**What is being asked**:
From the entries below, work out the number of lines that hold the word "recreates", and give that number alone.

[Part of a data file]
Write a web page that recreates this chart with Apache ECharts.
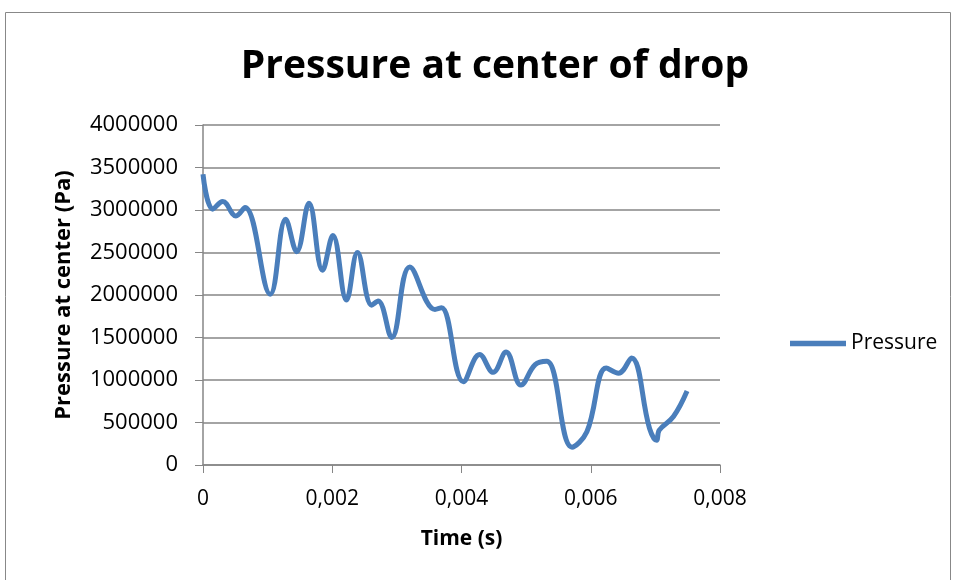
<!DOCTYPE html>
<html><head><meta charset="utf-8">
<script src="https://cdn.jsdelivr.net/npm/echarts@6/dist/echarts.min.js"></script>
<style>html,body{margin:0;padding:0;background:#fff}#c{width:959px;height:580px}</style>
</head><body><div id="c"></div>
<script>
const timeValues = [0, 0.00015, 0.000305, 0.00051, 0.00065, 0.00104, 0.00128, 0.00145, 0.00164, 0.00185, 0.00201, 0.00222, 0.00239, 0.00261, 0.00271, 0.00292, 0.0032, 0.00359, 0.00369, 0.00403, 0.00428, 0.00449, 0.00469, 0.00492, 0.00514, 0.00532, 0.00571, 0.00594, 0.00624, 0.00643, 0.00663, 0.00691, 0.00702, 0.00706, 0.00728, 0.00749];
const pressureValues = [3420000, 3010000, 3100000, 2930000, 3030000, 2010000, 2890000, 2510000, 3080000, 2290000, 2700000, 1940000, 2500000, 1880000, 1930000, 1500000, 2330000, 1830000, 1850000, 980000, 1300000, 1090000, 1330000, 940000, 1180000, 1220000, 210000, 390000, 1140000, 1080000, 1260000, 430000, 290000, 410000, 570000, 870000];
const xTicks = [0, 0.002, 0.004, 0.006, 0.008];
const yTicks = [0, 500000, 1000000, 1500000, 2000000, 2500000, 3000000, 3500000, 4000000];

const chart = echarts.init(document.getElementById('c'), null, {renderer: 'canvas'});
const font = '"Open Sans", "Liberation Sans", sans-serif';
const data = timeValues.map((t, i) => [t, pressureValues[i]]);
chart.setOption({
  animation: false,
  backgroundColor: '#fff',
  graphic: [{type: 'rect', shape: {x: 5.5, y: 12.5, width: 945, height: 580}, style: {fill: 'none', stroke: '#888', lineWidth: 1}, silent: true}],
  title: {text: 'Pressure at center of drop', left: 490, top: 42, textAlign: 'center',
    textStyle: {fontFamily: font, fontWeight: 'bold', fontSize: 39, color: '#000'}},
  legend: {left: 785, top: 328, itemWidth: 56, itemHeight: 14, itemGap: 4,
    textStyle: {fontFamily: font, fontSize: 21, color: '#000'},
    data: [{name: 'Pressure', icon: 'path://M0,0 L10,0 L10,1 L0,1 Z'}]},
  grid: {left: 203, right: 239, top: 125, bottom: 115},
  xAxis: {type: 'value', min: xTicks[0], max: xTicks[xTicks.length - 1], interval: 0.002,
    name: 'Time (s)', nameLocation: 'middle', nameGap: 64,
    nameTextStyle: {fontFamily: font, fontWeight: 'bold', fontSize: 21, color: '#000'},
    axisLine: {show: true, lineStyle: {color: '#868686', width: 1.5}},
    axisTick: {show: true, length: 8, lineStyle: {color: '#868686'}},
    axisLabel: {margin: 24, fontFamily: font, fontSize: 21, color: '#000',
      formatter: v => v === 0 ? '0' : v.toFixed(3).replace('.', ',')},
    splitLine: {show: false}},
  yAxis: {type: 'value', min: yTicks[0], max: yTicks[yTicks.length - 1], interval: 500000,
    name: 'Pressure at center (Pa)', nameLocation: 'middle', nameGap: 128, nameRotate: 90,
    nameTextStyle: {fontFamily: font, fontWeight: 'bold', fontSize: 22, color: '#000'},
    axisLine: {show: true, lineStyle: {color: '#868686', width: 1.5}},
    axisTick: {show: true, length: 8, lineStyle: {color: '#868686'}},
    axisLabel: {margin: 25, fontFamily: font, fontSize: 22, color: '#000',
      formatter: v => String(v)},
    splitLine: {show: true, lineStyle: {color: '#868686', width: 1.5}}},
  series: [{name: 'Pressure', type: 'line', data: data, smooth: 0.4, symbol: 'none',
    lineStyle: {color: '#4a7ebb', width: 5}, itemStyle: {color: '#4a7ebb'}}]
});
</script></body></html>
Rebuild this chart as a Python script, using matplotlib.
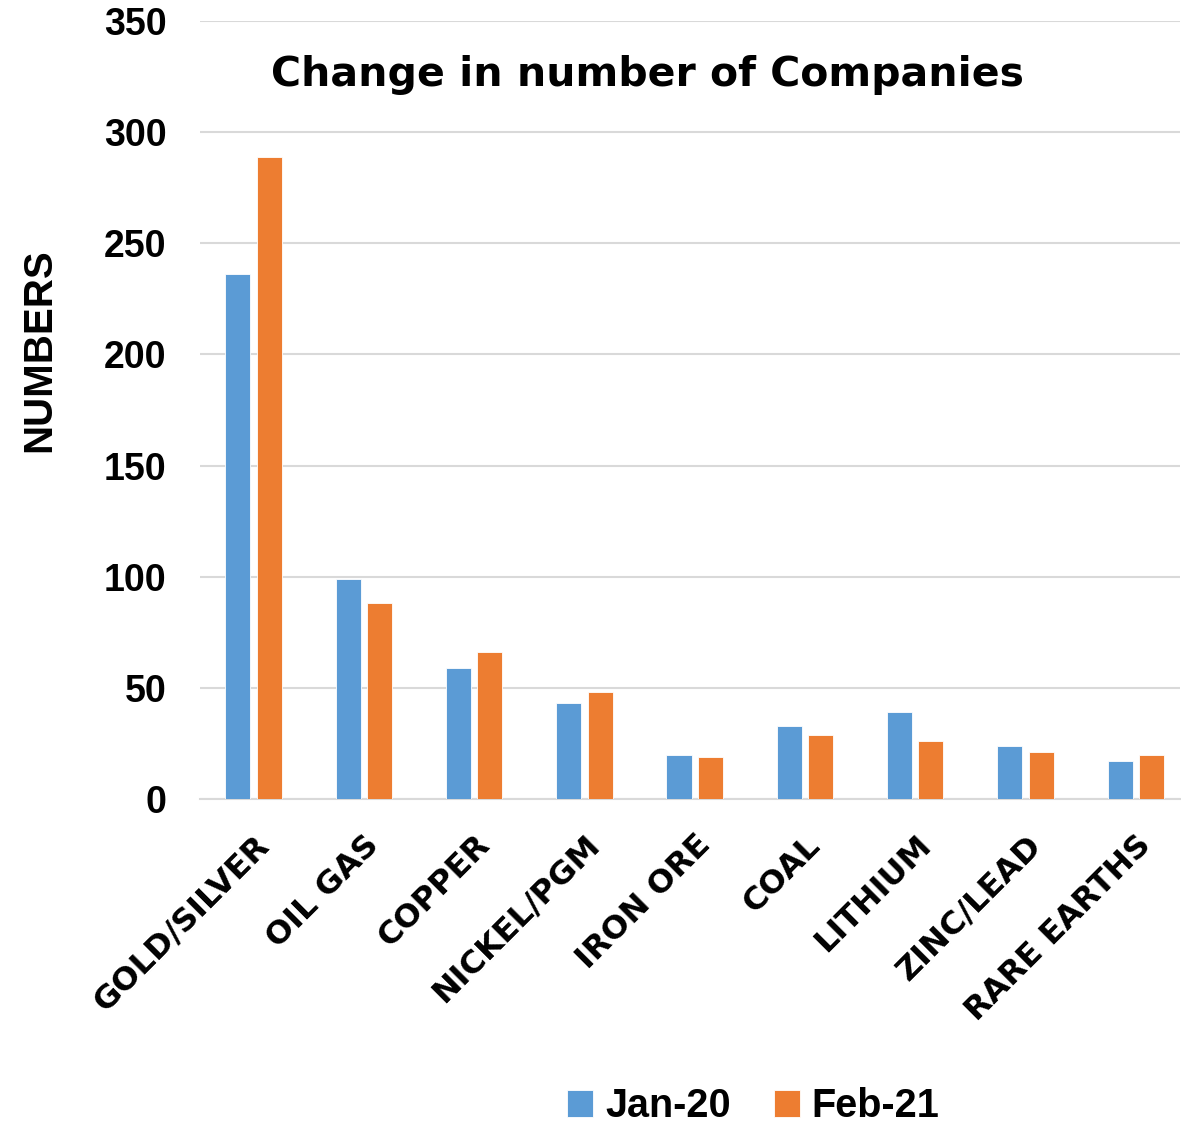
import matplotlib.pyplot as plt
import numpy as np

plt.rcParams['font.family'] = ['Liberation Sans', 'DejaVu Sans']
plt.rcParams['font.weight'] = 'bold'

# Data
categories = ["GOLD/SILVER", "OIL GAS", "COPPER", "NICKEL/PGM", "IRON ORE",
              "COAL", "LITHIUM", "ZINC/LEAD", "RARE EARTHS"]
jan_20 = [236, 99, 59, 43, 20, 33, 39, 24, 17]
feb_21 = [289, 88, 66, 48, 19, 29, 26, 21, 20]

x = np.arange(len(categories))
bar_w = 0.227
offset = 0.142

fig = plt.figure(figsize=(11.81, 11.30), dpi=100)
ax = fig.add_axes([0.169, 0.2929, 0.830, 0.6885])

ax.bar(x - offset, jan_20, width=bar_w, color='#5B9BD5', edgecolor='white',
       linewidth=0.6, label='Jan-20', zorder=3)
ax.bar(x + offset, feb_21, width=bar_w, color='#ED7D31', edgecolor='white',
       linewidth=0.6, label='Feb-21', zorder=3)

ax.set_xlim(-0.49, 8.40)
ax.set_ylim(0, 350)
ax.set_yticks(np.arange(0, 351, 50))
ax.yaxis.grid(True, color='#D9D9D9', linewidth=1.5, zorder=0)
ax.set_axisbelow(True)

for s in ['top', 'right', 'left']:
    ax.spines[s].set_visible(False)
ax.spines['bottom'].set_color('#D9D9D9')
ax.spines['bottom'].set_linewidth(1.5)
ax.tick_params(axis='both', length=0)
ax.tick_params(axis='y', labelsize=27, pad=24)

ax.set_xticks(x)
ax.set_xticklabels(categories, rotation=45, ha='right', rotation_mode='anchor',
                   fontsize=23, fontweight='bold', family='DejaVu Sans')
ax.tick_params(axis='x', pad=22)
for lbl in ax.get_yticklabels():
    lbl.set_fontweight('bold')

ax.set_ylabel("NUMBERS", fontsize=29, fontweight='bold')
ax.yaxis.set_label_coords(-0.144, 0.577)

fig.text(0.548, 0.934, "Change in number of Companies", ha='center', va='center',
         fontsize=29.5, fontweight='bold', family='DejaVu Sans')

fig.legend(loc='center', bbox_to_anchor=(0.638, 0.021), ncol=2, frameon=False,
           fontsize=28.5, handlelength=0.65, handleheight=0.65, handletextpad=0.3,
           columnspacing=1.1, borderpad=0.2)

fig.savefig('out.png', dpi=100)
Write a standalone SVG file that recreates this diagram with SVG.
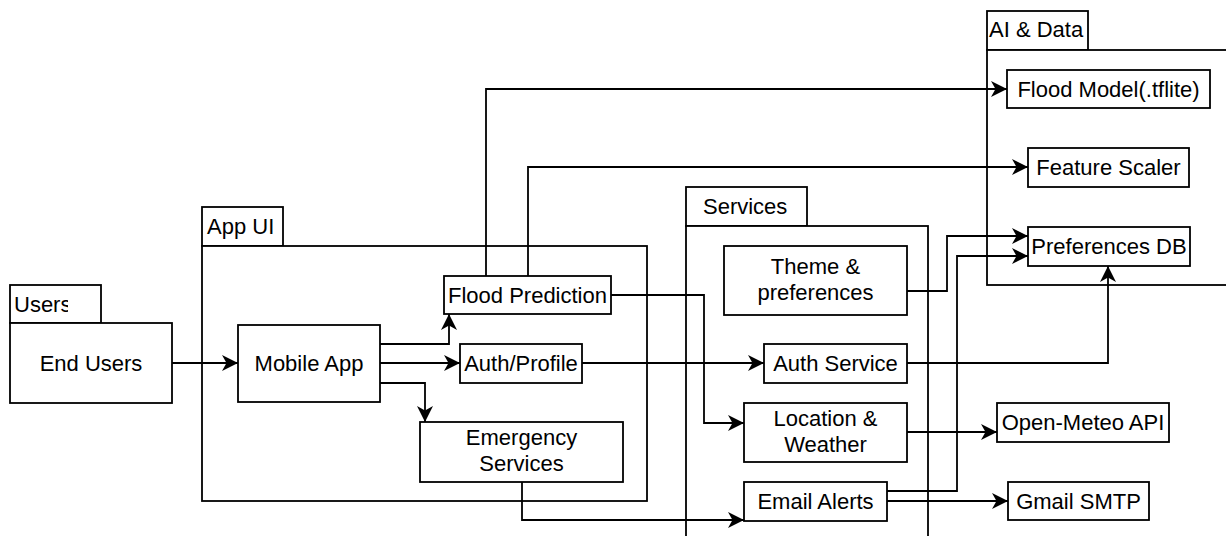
<svg xmlns="http://www.w3.org/2000/svg" width="1226" height="536" viewBox="0 0 1226 536">
  <style>
    .box { fill: #ffffff; stroke: #000000; stroke-width: 1.8; }
    .lbl { font-family: "Liberation Sans", Arial, sans-serif; font-size: 22px; fill: #000000; text-anchor: middle; }
    .tab { font-family: "Liberation Sans", Arial, sans-serif; font-size: 22px; fill: #000000; }
    .edge { fill: none; stroke: #000000; stroke-width: 1.8; marker-end: url(#arrow); }
  </style>
  <defs>
    <marker id="arrow" markerUnits="userSpaceOnUse" markerWidth="16" markerHeight="16" refX="16" refY="8" orient="auto">
      <path d="M0,0 L16,8 L0,16 L4.5,8 Z" fill="#000000"/>
    </marker>
    <clipPath id="usersTabClip">
      <rect x="10" y="285" width="58" height="38"/>
    </clipPath>
  </defs>
  <rect x="0" y="0" width="1226" height="536" fill="#ffffff"/>

  <!-- containers -->
  <g id="users">
    <rect class="box" x="10" y="285" width="91" height="38"/>
    <text class="tab" x="14" y="311.5" clip-path="url(#usersTabClip)">Users</text>
  </g>
  <g id="app-ui">
    <rect class="box" x="202" y="207" width="81" height="39"/>
    <text class="tab" x="207" y="233.5">App UI</text>
    <rect class="box" x="202" y="246" width="445" height="255"/>
  </g>
  <g id="services">
    <rect class="box" x="686" y="187" width="121" height="39"/>
    <text class="tab" x="703" y="213.5">Services</text>
    <rect class="box" x="686" y="226" width="242" height="330"/>
  </g>
  <g id="ai-data">
    <rect class="box" x="987" y="11" width="101" height="39"/>
    <text class="tab" x="989" y="37">AI &amp; Data</text>
    <rect class="box" x="987" y="50" width="260" height="235"/>
  </g>

  <!-- nodes -->
  <g id="end-users">
    <rect class="box" x="10" y="323" width="162" height="80"/>
    <text class="lbl" x="91" y="371">End Users</text>
  </g>
  <g id="mobile-app">
    <rect class="box" x="238" y="325" width="142" height="77"/>
    <text class="lbl" x="309" y="371">Mobile App</text>
  </g>
  <g id="flood-prediction">
    <rect class="box" x="444" y="276" width="167" height="38"/>
    <text class="lbl" x="527.5" y="303">Flood Prediction</text>
  </g>
  <g id="auth-profile">
    <rect class="box" x="460" y="344" width="122" height="39"/>
    <text class="lbl" x="521" y="371">Auth/Profile</text>
  </g>
  <g id="emergency-services">
    <rect class="box" x="420" y="422" width="203" height="60"/>
    <text class="lbl" x="521.5" y="445">Emergency</text>
    <text class="lbl" x="521.5" y="471">Services</text>
  </g>
  <g id="theme-preferences">
    <rect class="box" x="724" y="246" width="183" height="69"/>
    <text class="lbl" x="815.5" y="274">Theme &amp;</text>
    <text class="lbl" x="815.5" y="300">preferences</text>
  </g>
  <g id="auth-service">
    <rect class="box" x="764" y="344" width="143" height="39"/>
    <text class="lbl" x="835.5" y="371">Auth Service</text>
  </g>
  <g id="location-weather">
    <rect class="box" x="744" y="403" width="163" height="59"/>
    <text class="lbl" x="825.5" y="426">Location &amp;</text>
    <text class="lbl" x="825.5" y="452">Weather</text>
  </g>
  <g id="email-alerts">
    <rect class="box" x="744" y="482" width="143" height="39"/>
    <text class="lbl" x="815.5" y="509">Email Alerts</text>
  </g>
  <g id="flood-model">
    <rect class="box" x="1007" y="70" width="203" height="38"/>
    <text class="lbl" x="1108.5" y="97">Flood Model(.tflite)</text>
  </g>
  <g id="feature-scaler">
    <rect class="box" x="1028" y="148" width="161" height="39"/>
    <text class="lbl" x="1108.5" y="175">Feature Scaler</text>
  </g>
  <g id="preferences-db">
    <rect class="box" x="1028" y="227" width="162" height="39"/>
    <text class="lbl" x="1109" y="254">Preferences DB</text>
  </g>
  <g id="open-meteo">
    <rect class="box" x="997" y="403" width="172" height="39"/>
    <text class="lbl" x="1083" y="430">Open-Meteo API</text>
  </g>
  <g id="gmail-smtp">
    <rect class="box" x="1008" y="482" width="141" height="38"/>
    <text class="lbl" x="1078.5" y="509">Gmail SMTP</text>
  </g>

  <!-- connectors -->
  <g id="connectors">
    <path class="edge" d="M172,363 H238"/>
    <path class="edge" d="M380,344 H449 V314"/>
    <path class="edge" d="M380,363 H460"/>
    <path class="edge" d="M380,383 H425 V422"/>
    <path class="edge" d="M486,276 V89 H1007"/>
    <path class="edge" d="M528,276 V167 H1028"/>
    <path class="edge" d="M611,295 H704 V423 H744"/>
    <path class="edge" d="M582,363 H764"/>
    <path class="edge" d="M522,482 V520 H744"/>
    <path class="edge" d="M907,291 H947 V236 H1028"/>
    <path class="edge" d="M907,363 H1108 V266"/>
    <path class="edge" d="M907,432 H997"/>
    <path class="edge" d="M887,491 H957 V256 H1028"/>
    <path class="edge" d="M887,501 H1008"/>
  </g>
</svg>
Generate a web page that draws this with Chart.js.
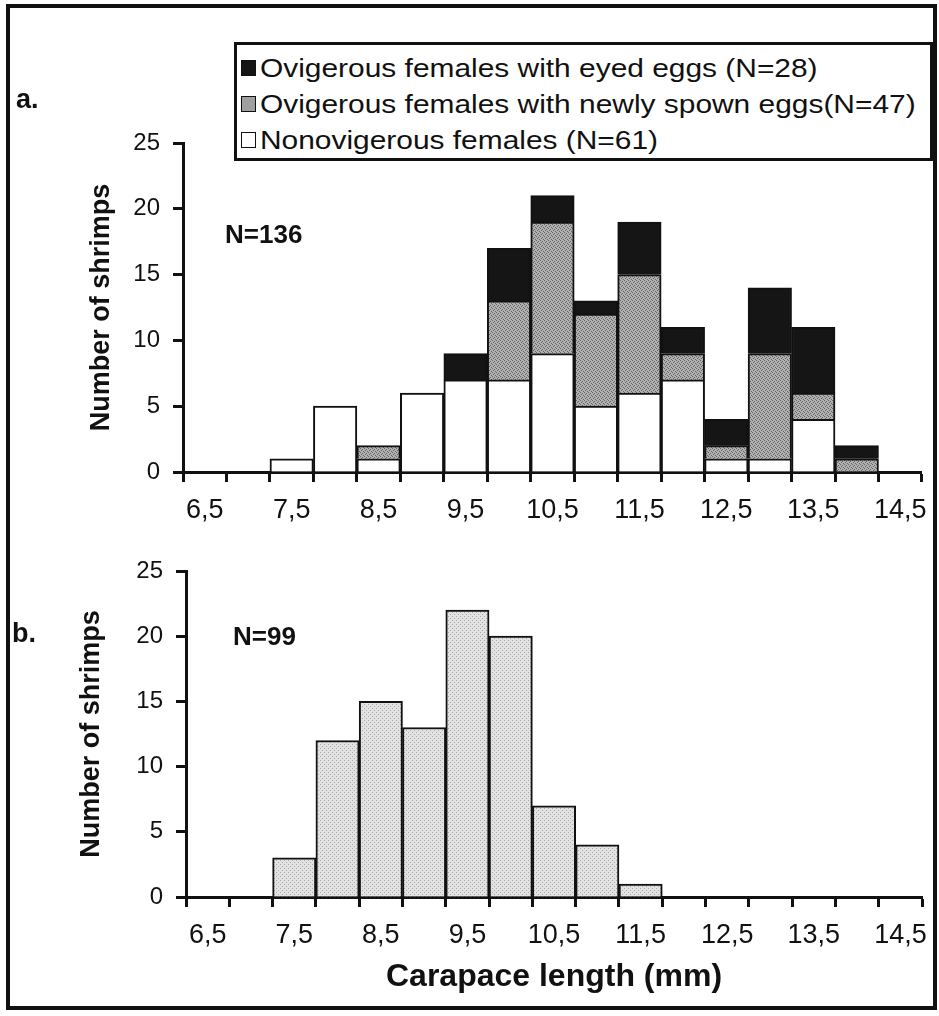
<!DOCTYPE html>
<html>
<head>
<meta charset="utf-8">
<script src="https://cdn.jsdelivr.net/npm/chart.js@4.4.1/dist/chart.umd.min.js"></script>
<style>
html,body{margin:0;padding:0;background:#fff;}
#wrap{position:relative;width:939px;height:1016px;overflow:hidden;background:#fff;font-family:'Liberation Sans',Arial,sans-serif;color:#111;}
.frame{position:absolute;left:6px;top:4px;width:931px;height:1006px;border:4px solid #111;box-sizing:border-box;}
canvas{position:absolute;left:0;}
#ca{top:0;}
#cb{top:540px;}
.txt{position:absolute;font-weight:bold;white-space:nowrap;line-height:1;z-index:3;}
.legend{position:absolute;left:234px;top:42px;width:699px;height:119px;border:3px solid #111;box-sizing:border-box;background:#fff;z-index:4;}
.row{position:absolute;left:4px;height:30px;display:flex;align-items:center;font-size:26px;white-space:nowrap;}
.row span{display:inline-block;transform:scaleX(1.15);transform-origin:0 50%;}
.mk{width:15px;height:16px;border:1.5px solid #111;box-sizing:border-box;margin-right:4px;flex:none;}
</style>
</head>
<body>
<div id="wrap">
  <div class="frame"></div>
  <canvas id="ca" width="939" height="540"></canvas>
  <canvas id="cb" width="939" height="470"></canvas>
  <div class="legend" id="legend"></div>
  <div class="txt" style="left:16px;top:86px;font-size:27px;">a.</div>
  <div class="txt" style="left:12px;top:620px;font-size:27px;">b.</div>
  <div class="txt" style="left:225px;top:221px;font-size:26px;">N=136</div>
  <div class="txt" style="left:233px;top:623px;font-size:26px;">N=99</div>
</div>
<script>
// ---- data ----
const categories = ['6,5','7','7,5','8','8,5','9','9,5','10','10,5','11','11,5','12','12,5','13','13,5','14','14,5'];
const seriesNames = ['Ovigerous females with eyed eggs (N=28)','Ovigerous females with newly spown eggs(N=47)','Nonovigerous females (N=61)'];
const nonovigerous = [0,0,1,5,1,6,7,7,9,5,6,7,1,1,4,0,0];
const newlySpawned = [0,0,0,0,1,0,0,6,10,7,9,2,1,8,2,1,0];
const eyedEggs     = [0,0,0,0,0,0,2,4,2,1,4,2,2,5,5,1,0];
const panelB       = [0,0,3,12,15,13,22,20,7,4,1,0,0,0,0,0,0];
const yTicks = [0,5,10,15,20,25];

// ---- textures ----
function stipple(base, dot, mask) {
  const c = document.createElement('canvas'); c.width = 4; c.height = 4;
  const g = c.getContext('2d');
  g.fillStyle = base; g.fillRect(0,0,4,4);
  g.fillStyle = dot;
  for (let y=0;y<4;y++) for (let x=0;x<4;x++) if (mask[y][x]) g.fillRect(x,y,1,1);
  return g.createPattern(c,'repeat');
}
const midGray = stipple('#b0b0b0','#666666',[[1,0,0,0],[0,0,1,0],[0,1,0,0],[0,0,0,1]]);
const lightGray = stipple('#e2e2e2','#a8a8a8',[[1,0,0,0],[0,0,0,0],[0,0,1,0],[0,0,0,0]]);
const colors = ['#151515', midGray, '#ffffff'];
const legendFill = ['#151515', '#a0a0a0', '#ffffff'];

// legend
const lg = document.getElementById('legend');
seriesNames.forEach((n,i)=>{
  const r = document.createElement('div'); r.className='row'; r.style.top = (8 + i*36) + 'px';
  const m = document.createElement('div'); m.className='mk'; m.style.background = legendFill[i];
  const t = document.createElement('span'); t.textContent = n;
  r.appendChild(m); r.appendChild(t); lg.appendChild(r);
});

const FONT = "'Liberation Sans', Arial, sans-serif";
Chart.defaults.font.family = FONT;
Chart.defaults.color = '#111';

function scales(yW, xH, yTitlePad, xTitle) {
  return {
    x: {
      stacked: true, offset: true,
      grid: {offset: true, drawOnChartArea: false, drawTicks: true, tickLength: 10, tickWidth: 3, tickColor: '#111'},
      border: {display: true, color: '#111', width: 3},
      ticks: {autoSkip: false, maxRotation: 0, minRotation: 0, padding: 12, font: {size: 27}, color: '#111',
              callback: (v, i) => (i % 2 === 0 ? categories[i] : '')},
      title: xTitle ? {display: true, text: xTitle, font: {size: 32, weight: 'bold'}, color: '#111', padding: {top: 0, bottom: 8}} : {display: false},
      afterFit: s => { s.height = xH; }
    },
    y: {
      stacked: true, min: 0, max: 25,
      afterBuildTicks: s => { s.ticks = yTicks.map(v => ({value: v})); },
      grid: {drawOnChartArea: false, drawTicks: true, tickLength: 10, tickWidth: 3, tickColor: '#111'},
      border: {display: true, color: '#111', width: 3},
      ticks: {padding: 13, font: {size: 24}, color: '#111'},
      title: {display: true, text: 'Number of shrimps', font: {size: 27, weight: 'bold'}, color: '#111', padding: {top: yTitlePad, bottom: 0}},
      afterFit: s => { s.width = yW; }
    }
  };
}

const common = {
  responsive: false, animation: false, devicePixelRatio: 1,
  plugins: {legend: {display: false}, tooltip: {enabled: false}}
};

new Chart(document.getElementById('ca'), {
  type: 'bar',
  data: {
    labels: categories,
    datasets: [
      {label: seriesNames[2], data: nonovigerous, backgroundColor: colors[2]},
      {label: seriesNames[1], data: newlySpawned, backgroundColor: colors[1]},
      {label: seriesNames[0], data: eyedEggs, backgroundColor: colors[0]}
    ].map(d => Object.assign(d, {borderColor: '#111', borderWidth: 2, barPercentage: 1, categoryPercentage: 1}))
  },
  options: Object.assign({}, common, {
    layout: {padding: {top: 143, left: 0, right: 17, bottom: 8}},
    scales: scales(183, 60, 85, null)
  })
});

new Chart(document.getElementById('cb'), {
  type: 'bar',
  data: {
    labels: categories,
    datasets: [
      {label: 'N=99', data: panelB, backgroundColor: lightGray, borderColor: '#111', borderWidth: 2, barPercentage: 1, categoryPercentage: 1}
    ]
  },
  options: Object.assign({}, common, {
    layout: {padding: {top: 31, left: 0, right: 11, bottom: 6}},
    scales: scales(186, 107, 75, 'Carapace length (mm)')
  })
});
</script>
</body>
</html>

**Solution for this problem**:
2